EU trade co-operation with the African, Caribbean and Pacific sugar nations dates to the birth of the European Economic Community in 1957. After the UK’s accession in 1973, Britain won an agreement to extend the preferential relations it had offered to former colonies to the bloc. The system evolved from purchases at fixed prices into duty-and quota-free access.
Imperial possessions, such as Barbados, were founded on the trade in sugar — and the slaves who lived and died working the plantations. One perished for every ton produced, according to some accounts.
Jam and tea
The result not only changed European tastes, bringing jam and sugared tea and coffee to the masses, but built fortunes that spurred capital and insurance markets in London and Amsterdam. Demand for cast iron and machinery used in sugar processing and refining, and the extra calories that fuelled a developing working class, drove a path to the industrial revolution.
The European beet-sugar industry that now threatens cane farmers itself has roots in one of the defining events of the continent’s history. It was Britain’s naval blockade of Napoleonic France at the start of the 19th century that prodded the French to seek an alternative to Caribbean supplies.
Even today, the business is being affected by the UK’s spiky relationship with the continent, as Brexit casts a fog over future trade ties. "Countries are now suggesting to the UK government that post-Brexit, they ought to be looking after their traditional trade partners," Chris Bennett, MD of the Caribbean Council business lobby, said in London.
Producers have already cut reliance on the industry, with sugar making up a small part of their economies. Mauritius has boosted its textile and tourism businesses, and has increased refining to add value to its crops and aims to sell speciality sugars, such as muscovado and demerara, and meet requirements for Fairtrade labeling that appeals to consumers ready to pay more for ethically produced goods.
Growing markets in Africa and Asia are being courted.
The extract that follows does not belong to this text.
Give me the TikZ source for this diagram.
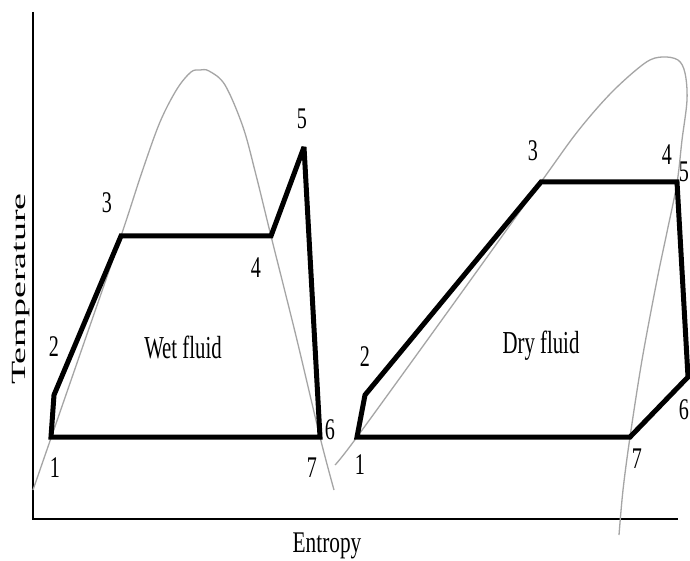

Still, for many, raw sugar remains a major export, as well as a source of hard currency and rural employment. Caribbean nations will meet in Kingston, Jamaica, this month to discuss the "existential threats" to the industry.
"We are working so hard to establish new markets and to establish byproducts of sugar," Karl Samuda, Jamaica’s agriculture and industry minister, said in an interview. "Although we have to depend on it now, and we will continue to depend on it for some time, we have to look to transitioning to value-added products, such as ethanol, and expansion of our rum industry."
While sugar from cane still accounts for about 80% of the total sweetener produced, growers risk not only losing their most important market, but facing new rival exporters as European growers expand. This will boost market supply and cut prices.
Rabobank’s Ruud Schers estimates the premium European sugar commands over world prices may slump to below €100 a tonne, ($106) from an average of €146 from 2009 through 2016.
"It’ll be very much a question of the survival of the fittest," said Devesh Dukhira, CEO of the Mauritius Sugar Syndicate, which represents growers. "Competition will become much fiercer and the price is going to go down."